## Description of the task
Below are the records. List every line holding the word "this".

Start Listed entries

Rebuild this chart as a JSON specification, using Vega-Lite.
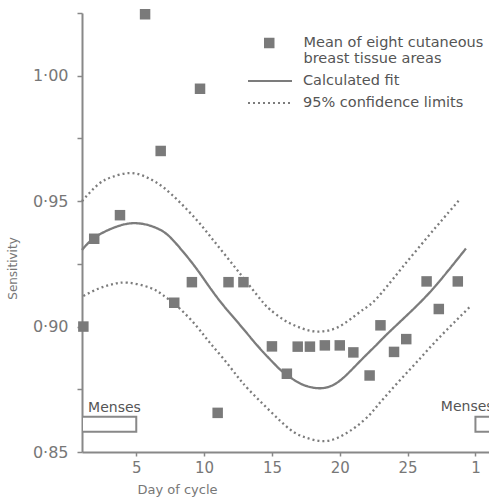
{
  "$schema": "https://vega.github.io/schema/vega-lite/v6.json",
  "autosize": {"type": "none"},
  "padding": {"left": 82, "top": 13, "right": 0, "bottom": 45},
  "width": 407,
  "height": 439,
  "background": "white",
  "config": {
    "view": {"stroke": null},
    "font": "DejaVu Sans",
    "axis": {"grid": false, "domainColor": "#888", "domainWidth": 2, "tickColor": "#888", "tickWidth": 1.5, "labelColor": "#777", "titleColor": "#777", "labelFont": "DejaVu Sans", "titleFont": "DejaVu Sans", "titleFontWeight": "normal"},
    "legend": {"labelFont": "DejaVu Sans", "labelColor": "#555", "labelFontSize": 14.5, "padding": 0}
  },
  "datasets": {
    "points": [
      {"day": 1.1, "value": 0.900, "series": "Mean of eight cutaneous"},
      {"day": 1.9, "value": 0.935, "series": "Mean of eight cutaneous"},
      {"day": 3.8, "value": 0.9444, "series": "Mean of eight cutaneous"},
      {"day": 5.65, "value": 1.0245, "series": "Mean of eight cutaneous"},
      {"day": 6.8, "value": 0.970, "series": "Mean of eight cutaneous"},
      {"day": 7.8, "value": 0.9095, "series": "Mean of eight cutaneous"},
      {"day": 9.1, "value": 0.9177, "series": "Mean of eight cutaneous"},
      {"day": 9.7, "value": 0.9948, "series": "Mean of eight cutaneous"},
      {"day": 11.0, "value": 0.8656, "series": "Mean of eight cutaneous"},
      {"day": 11.8, "value": 0.9177, "series": "Mean of eight cutaneous"},
      {"day": 12.9, "value": 0.9177, "series": "Mean of eight cutaneous"},
      {"day": 15.0, "value": 0.8921, "series": "Mean of eight cutaneous"},
      {"day": 16.1, "value": 0.8812, "series": "Mean of eight cutaneous"},
      {"day": 16.9, "value": 0.892, "series": "Mean of eight cutaneous"},
      {"day": 17.8, "value": 0.892, "series": "Mean of eight cutaneous"},
      {"day": 18.9, "value": 0.8925, "series": "Mean of eight cutaneous"},
      {"day": 20.0, "value": 0.8925, "series": "Mean of eight cutaneous"},
      {"day": 21.0, "value": 0.8897, "series": "Mean of eight cutaneous"},
      {"day": 22.2, "value": 0.8805, "series": "Mean of eight cutaneous"},
      {"day": 23.0, "value": 0.9005, "series": "Mean of eight cutaneous"},
      {"day": 24.0, "value": 0.8899, "series": "Mean of eight cutaneous"},
      {"day": 24.9, "value": 0.895, "series": "Mean of eight cutaneous"},
      {"day": 26.4, "value": 0.918, "series": "Mean of eight cutaneous"},
      {"day": 27.3, "value": 0.907, "series": "Mean of eight cutaneous"},
      {"day": 28.7, "value": 0.918, "series": "Mean of eight cutaneous"}
    ],
    "curves": [
      {"curve": "fit", "series": "Calculated fit", "day": 1.0, "value": 0.9305},
      {"curve": "fit", "series": "Calculated fit", "day": 1.5, "value": 0.9335},
      {"curve": "fit", "series": "Calculated fit", "day": 2.2, "value": 0.9364},
      {"curve": "fit", "series": "Calculated fit", "day": 3.2, "value": 0.9391},
      {"curve": "fit", "series": "Calculated fit", "day": 4.5, "value": 0.9411},
      {"curve": "fit", "series": "Calculated fit", "day": 5.77, "value": 0.9406},
      {"curve": "fit", "series": "Calculated fit", "day": 6.75, "value": 0.9386},
      {"curve": "fit", "series": "Calculated fit", "day": 7.5, "value": 0.9356},
      {"curve": "fit", "series": "Calculated fit", "day": 8.47, "value": 0.9297},
      {"curve": "fit", "series": "Calculated fit", "day": 9.45, "value": 0.9230},
      {"curve": "fit", "series": "Calculated fit", "day": 10.43, "value": 0.9155},
      {"curve": "fit", "series": "Calculated fit", "day": 11.41, "value": 0.9085},
      {"curve": "fit", "series": "Calculated fit", "day": 12.4, "value": 0.9022},
      {"curve": "fit", "series": "Calculated fit", "day": 13.38, "value": 0.8959},
      {"curve": "fit", "series": "Calculated fit", "day": 14.36, "value": 0.8898},
      {"curve": "fit", "series": "Calculated fit", "day": 15.35, "value": 0.8842},
      {"curve": "fit", "series": "Calculated fit", "day": 15.84, "value": 0.8818},
      {"curve": "fit", "series": "Calculated fit", "day": 16.82, "value": 0.8781},
      {"curve": "fit", "series": "Calculated fit", "day": 17.81, "value": 0.8759},
      {"curve": "fit", "series": "Calculated fit", "day": 18.79, "value": 0.8755},
      {"curve": "fit", "series": "Calculated fit", "day": 19.77, "value": 0.8775},
      {"curve": "fit", "series": "Calculated fit", "day": 20.75, "value": 0.8821},
      {"curve": "fit", "series": "Calculated fit", "day": 21.73, "value": 0.8875},
      {"curve": "fit", "series": "Calculated fit", "day": 22.72, "value": 0.8928},
      {"curve": "fit", "series": "Calculated fit", "day": 23.7, "value": 0.8981},
      {"curve": "fit", "series": "Calculated fit", "day": 25.9, "value": 0.9095},
      {"curve": "fit", "series": "Calculated fit", "day": 27.6, "value": 0.9197},
      {"curve": "fit", "series": "Calculated fit", "day": 29.3, "value": 0.9311},
      {"curve": "upper", "series": "95% confidence limits", "day": 1.0, "value": 0.9500},
      {"curve": "upper", "series": "95% confidence limits", "day": 2.2, "value": 0.9567},
      {"curve": "upper", "series": "95% confidence limits", "day": 3.2, "value": 0.9596},
      {"curve": "upper", "series": "95% confidence limits", "day": 4.5, "value": 0.9612},
      {"curve": "upper", "series": "95% confidence limits", "day": 5.77, "value": 0.9595},
      {"curve": "upper", "series": "95% confidence limits", "day": 6.99, "value": 0.9555},
      {"curve": "upper", "series": "95% confidence limits", "day": 8.22, "value": 0.9495},
      {"curve": "upper", "series": "95% confidence limits", "day": 9.45, "value": 0.9425},
      {"curve": "upper", "series": "95% confidence limits", "day": 10.43, "value": 0.9361},
      {"curve": "upper", "series": "95% confidence limits", "day": 11.41, "value": 0.9295},
      {"curve": "upper", "series": "95% confidence limits", "day": 12.4, "value": 0.9228},
      {"curve": "upper", "series": "95% confidence limits", "day": 13.38, "value": 0.9161},
      {"curve": "upper", "series": "95% confidence limits", "day": 14.36, "value": 0.9095},
      {"curve": "upper", "series": "95% confidence limits", "day": 14.86, "value": 0.9068},
      {"curve": "upper", "series": "95% confidence limits", "day": 15.84, "value": 0.9028},
      {"curve": "upper", "series": "95% confidence limits", "day": 16.82, "value": 0.9001},
      {"curve": "upper", "series": "95% confidence limits", "day": 17.81, "value": 0.8983},
      {"curve": "upper", "series": "95% confidence limits", "day": 18.79, "value": 0.8981},
      {"curve": "upper", "series": "95% confidence limits", "day": 19.77, "value": 0.8995},
      {"curve": "upper", "series": "95% confidence limits", "day": 20.75, "value": 0.9028},
      {"curve": "upper", "series": "95% confidence limits", "day": 21.73, "value": 0.9068},
      {"curve": "upper", "series": "95% confidence limits", "day": 22.72, "value": 0.9112},
      {"curve": "upper", "series": "95% confidence limits", "day": 24.6, "value": 0.9235},
      {"curve": "upper", "series": "95% confidence limits", "day": 27.1, "value": 0.9397},
      {"curve": "upper", "series": "95% confidence limits", "day": 28.8, "value": 0.9504},
      {"curve": "lower", "series": "95% confidence limits", "day": 1.1, "value": 0.9122},
      {"curve": "lower", "series": "95% confidence limits", "day": 2.2, "value": 0.9151},
      {"curve": "lower", "series": "95% confidence limits", "day": 3.2, "value": 0.9168},
      {"curve": "lower", "series": "95% confidence limits", "day": 4.4, "value": 0.9175},
      {"curve": "lower", "series": "95% confidence limits", "day": 6.0, "value": 0.9155},
      {"curve": "lower", "series": "95% confidence limits", "day": 6.9, "value": 0.9128},
      {"curve": "lower", "series": "95% confidence limits", "day": 8.1, "value": 0.9077},
      {"curve": "lower", "series": "95% confidence limits", "day": 9.45, "value": 0.9001},
      {"curve": "lower", "series": "95% confidence limits", "day": 10.43, "value": 0.8935},
      {"curve": "lower", "series": "95% confidence limits", "day": 11.41, "value": 0.8873},
      {"curve": "lower", "series": "95% confidence limits", "day": 12.4, "value": 0.8805},
      {"curve": "lower", "series": "95% confidence limits", "day": 13.3, "value": 0.8748},
      {"curve": "lower", "series": "95% confidence limits", "day": 14.85, "value": 0.8664},
      {"curve": "lower", "series": "95% confidence limits", "day": 16.33, "value": 0.8590},
      {"curve": "lower", "series": "95% confidence limits", "day": 17.31, "value": 0.8561},
      {"curve": "lower", "series": "95% confidence limits", "day": 18.3, "value": 0.8546},
      {"curve": "lower", "series": "95% confidence limits", "day": 19.28, "value": 0.8546},
      {"curve": "lower", "series": "95% confidence limits", "day": 20.26, "value": 0.8568},
      {"curve": "lower", "series": "95% confidence limits", "day": 21.25, "value": 0.8603},
      {"curve": "lower", "series": "95% confidence limits", "day": 22.23, "value": 0.8650},
      {"curve": "lower", "series": "95% confidence limits", "day": 22.97, "value": 0.8697},
      {"curve": "lower", "series": "95% confidence limits", "day": 24.4, "value": 0.8784},
      {"curve": "lower", "series": "95% confidence limits", "day": 25.9, "value": 0.8872},
      {"curve": "lower", "series": "95% confidence limits", "day": 27.35, "value": 0.8957},
      {"curve": "lower", "series": "95% confidence limits", "day": 29.56, "value": 0.9077}
    ],
    "menses": [
      {"start": 1, "end": 5, "lo": 0.8581, "hi": 0.8641, "labelDay": 1.45, "labelValue": 0.8676, "label": "Menses"},
      {"start": 30, "end": 34, "lo": 0.8581, "hi": 0.8641, "labelDay": 27.45, "labelValue": 0.868, "label": "Menses"}
    ]
  },
  "layer": [
    {
      "data": {"name": "menses"},
      "mark": {"type": "rect", "fill": "white", "stroke": "#888", "strokeWidth": 2, "clip": true},
      "encoding": {
        "x": {"field": "start", "type": "quantitative", "scale": {"domain": [1, 31], "nice": false, "zero": false}},
        "x2": {"field": "end"},
        "y": {"field": "lo", "type": "quantitative", "scale": {"domain": [0.85, 1.025], "nice": false, "zero": false}},
        "y2": {"field": "hi"}
      }
    },
    {
      "data": {"name": "menses"},
      "mark": {"type": "text", "align": "left", "baseline": "middle", "fontSize": 14, "color": "#555", "clip": true},
      "encoding": {
        "x": {"field": "labelDay", "type": "quantitative"},
        "y": {"field": "labelValue", "type": "quantitative"},
        "text": {"field": "label"}
      }
    },
    {
      "data": {"name": "curves"},
      "mark": {"type": "line", "color": "#7c7c7c", "strokeWidth": 2.3, "interpolate": "natural"},
      "encoding": {
        "x": {"field": "day", "type": "quantitative"},
        "y": {"field": "value", "type": "quantitative"},
        "detail": {"field": "curve"},
        "strokeDash": {
          "field": "series", "type": "nominal",
          "scale": {"domain": ["Calculated fit", "95% confidence limits"], "range": [[1, 0], [2, 3]]},
          "legend": {"title": null, "orient": "none", "legendX": 165, "legendY": 58, "symbolType": "stroke", "symbolSize": 1936, "symbolStrokeWidth": 2, "symbolStrokeColor": "#7c7c7c", "clipHeight": 20, "rowPadding": 2, "labelOffset": 10, "labelLimit": 300}
        }
      }
    },
    {
      "data": {"name": "points"},
      "mark": {"type": "point", "filled": true, "opacity": 1, "size": 110, "color": "#7a7a7a"},
      "encoding": {
        "x": {"field": "day", "type": "quantitative", "axis": {"values": [5, 10, 15, 20, 25, 30], "labelExpr": "datum.value == 30 ? '1' : datum.label", "tickSize": 4, "labelFontSize": 15, "labelPadding": 4, "title": "Day of cycle", "titleFontSize": 13, "titleX": 95, "titleY": 37, "titleAlign": "center", "titleBaseline": "middle"}},
        "y": {"field": "value", "type": "quantitative", "axis": {"values": [0.85, 0.875, 0.9, 0.925, 0.95, 0.975, 1.0, 1.025], "labelExpr": "round(datum.value * 1000) % 50 == 0 ? replace(format(datum.value, '.2f'), '.', '·') : ''", "tickSize": 5, "labelFontSize": 16, "labelPadding": 9, "title": "Sensitivity", "titleFontSize": 12, "titleX": -70, "titleY": 255, "titleAlign": "center", "titleBaseline": "middle"}},
        "shape": {
          "field": "series", "type": "nominal",
          "scale": {"domain": ["Mean of eight cutaneous", "breast tissue areas"], "range": ["square", "M0,0"]},
          "legend": {"title": null, "orient": "none", "legendX": 180, "legendY": 22, "symbolSize": 110, "symbolFillColor": "#7a7a7a", "symbolStrokeWidth": 0, "clipHeight": 16, "rowPadding": 0, "labelOffset": 27, "labelLimit": 300}
        }
      }
    }
  ]
}
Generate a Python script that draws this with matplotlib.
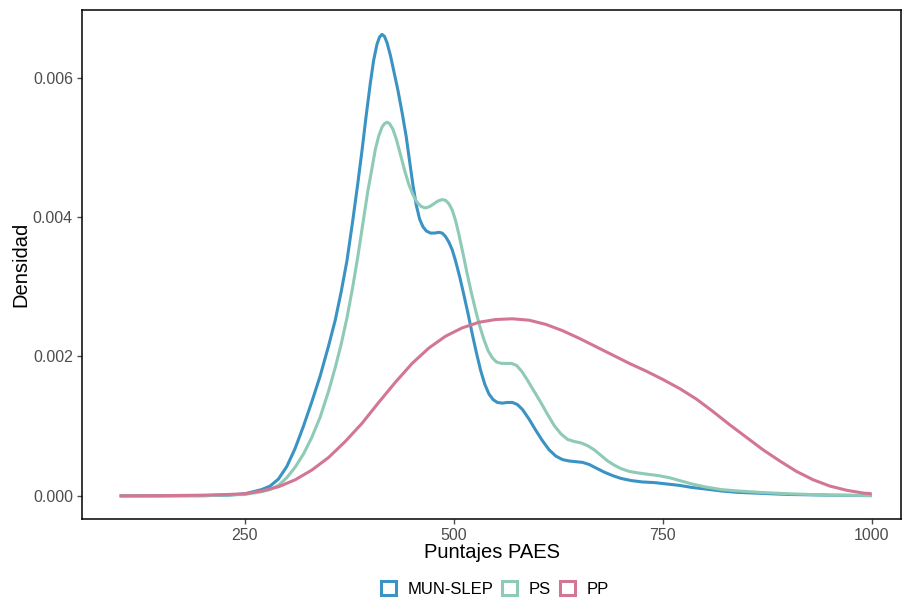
import matplotlib
matplotlib.use('Agg')
import matplotlib.pyplot as plt
from matplotlib.patches import Patch

plt.rcParams['font.family'] = ['Liberation Sans', 'DejaVu Sans']

# curvas de densidad
x_mun = [100, 150, 200, 230, 250, 260, 270, 280, 290, 300, 310, 320, 330, 340, 350, 358,
         365, 372, 379, 385, 390, 395, 400, 404, 408, 411, 414, 417, 420, 424, 428, 433,
         438, 443, 447, 451, 455, 459, 463, 467, 472, 477, 482, 486, 490, 494, 498, 502,
         507, 512, 517, 522, 527, 532, 537, 542, 547, 552, 558, 564, 570, 576, 582, 590,
         598, 606, 614, 622, 630, 638, 646, 654, 662, 670, 680, 690, 700, 712, 725, 740,
         755, 770, 785, 800, 820, 840, 860, 880, 900, 950, 1000]
y_mun = [0, 0, 0.000003, 0.00001, 0.00003, 0.00006, 0.00009, 0.00014, 0.00024, 0.00042,
         0.00068, 0.00100, 0.00135, 0.00172, 0.00215, 0.00252, 0.00292, 0.00337, 0.00395,
         0.00448, 0.00495, 0.00545, 0.00592, 0.00625, 0.00648, 0.00658, 0.00662, 0.00659,
         0.00650, 0.00632, 0.00610, 0.00582, 0.00550, 0.00515, 0.00480, 0.00446, 0.00417,
         0.00397, 0.00386, 0.00380, 0.00377, 0.00377, 0.00378, 0.00377, 0.00372, 0.00364,
         0.00353, 0.00337, 0.00314, 0.00288, 0.00261, 0.00232, 0.00205, 0.00180, 0.00160,
         0.00146, 0.00138, 0.00134, 0.00133, 0.00134, 0.00134, 0.00131, 0.00124, 0.00110,
         0.00094, 0.00079, 0.00066, 0.00057, 0.00052, 0.00050, 0.00049, 0.00048, 0.00045,
         0.00040, 0.00034, 0.00029, 0.00025, 0.00022, 0.00020, 0.00019, 0.00017, 0.00015,
         0.00012, 0.00010, 0.00007, 0.00005, 0.00004, 0.00003, 0.00002, 0.00001, 0.000003]

x_ps = [100, 150, 200, 250, 260, 270, 280, 290, 300, 310, 320, 330, 340, 350, 358, 365,
        372, 379, 385, 391, 397, 402, 406, 410, 414, 417, 420, 423, 427, 431, 436, 441,
        446, 451, 456, 461, 466, 471, 476, 481, 486, 490, 494, 498, 502, 506, 511, 516,
        521, 526, 531, 536, 541, 546, 551, 557, 563, 569, 575, 581, 588, 596, 604, 612,
        620, 628, 636, 644, 652, 660, 668, 676, 684, 692, 700, 710, 720, 732, 745, 758,
        770, 785, 800, 820, 840, 866, 900, 950, 1000]
y_ps = [0, 0, 0.000002, 0.00002, 0.00004, 0.00006, 0.00009, 0.00015, 0.00026, 0.00041,
        0.00060, 0.00084, 0.00113, 0.00150, 0.00184, 0.00217, 0.00255, 0.00300, 0.00343,
        0.00390, 0.00437, 0.00470, 0.00497, 0.00516, 0.00529, 0.00534, 0.00536, 0.00534,
        0.00526, 0.00512, 0.00490, 0.00467, 0.00447, 0.00432, 0.00421, 0.00415, 0.00413,
        0.00415, 0.00419, 0.00423, 0.00425, 0.00424, 0.00419, 0.00410, 0.00395, 0.00375,
        0.00347, 0.00318, 0.00291, 0.00266, 0.00243, 0.00224, 0.00208, 0.00198, 0.00192,
        0.00190, 0.00190, 0.00190, 0.00187, 0.00179, 0.00166, 0.00150, 0.00134, 0.00117,
        0.00101, 0.00089, 0.00081, 0.00078, 0.00076, 0.00072, 0.00066, 0.00058, 0.00050,
        0.00044, 0.00039, 0.00035, 0.00033, 0.00031, 0.00029, 0.00026, 0.00022, 0.00017,
        0.00013, 0.00009, 0.00007, 0.00005, 0.00003, 0.00001, 0.000005]

x_pp = [100, 150, 200, 230, 250, 270, 290, 310, 330, 350, 370, 390, 410, 430, 450, 470,
        490, 510, 530, 550, 570, 590, 610, 630, 650, 670, 690, 710, 730, 750, 770, 790,
        810, 830, 850, 870, 890, 910, 930, 950, 970, 990, 1000]
y_pp = [0, 0.000003, 0.00001, 0.00002, 0.00003, 0.00007, 0.00013, 0.00023, 0.00037,
        0.00055, 0.00078, 0.00104, 0.00134, 0.00163, 0.00190, 0.00212, 0.00229, 0.00241,
        0.00249, 0.00253, 0.00254, 0.00252, 0.00246, 0.00237, 0.00226, 0.00214, 0.00202,
        0.00190, 0.00179, 0.00167, 0.00154, 0.00139, 0.00121, 0.00102, 0.00084, 0.00066,
        0.00050, 0.00035, 0.00023, 0.00014, 0.00008, 0.00004, 0.00003]

grupos = ['MUN-SLEP', 'PS', 'PP']
colores = ['#3a93c3', '#8ecab6', '#d27694']
x_ticks = [250, 500, 750, 1000]
y_ticks = [0, 0.002, 0.004, 0.006]

fig = plt.figure(figsize=(9.02, 5.99), dpi=100)
ax = fig.add_axes([82 / 902, 80 / 599, 819 / 902, 509 / 599])

for xs, ys, c in zip([x_mun, x_ps, x_pp], [y_mun, y_ps, y_pp], colores):
    ax.plot(xs, ys, color=c, lw=2.2, solid_joinstyle='round', solid_capstyle='butt')

ax.set_xlim(55, 1035)
ax.set_ylim(-0.000332, 0.00697)
ax.set_xticks(x_ticks)
ax.set_yticks(y_ticks)
ax.set_yticklabels([f'{v:.3f}' for v in y_ticks])
ax.tick_params(axis='both', labelsize=11.5, colors='#4d4d4d', length=3.5, width=1, pad=3)
for lab in ax.get_xticklabels() + ax.get_yticklabels():
    lab.set_color('#4d4d4d')
for s in ax.spines.values():
    s.set_linewidth(1.1)
    s.set_color('black')

ax.set_xlabel('Puntajes PAES', fontsize=14.5, labelpad=0)
ax.set_ylabel('Densidad', fontsize=14.5, labelpad=2)

handles = [Patch(facecolor='none', edgecolor=c, linewidth=2.2) for c in colores]
fig.legend(handles, grupos, loc='center', bbox_to_anchor=(495 / 902, 1 - 589 / 599),
           ncol=3, frameon=False, fontsize=12, handlelength=0.9, handleheight=0.9,
           handletextpad=0.7, columnspacing=0.55)

fig.savefig('out.png', dpi=100)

End Listed entries

## Worked solution
Rebuild this chart as a JSON specification, using Vega-Lite.
Generate a Python script that draws this with matplotlib.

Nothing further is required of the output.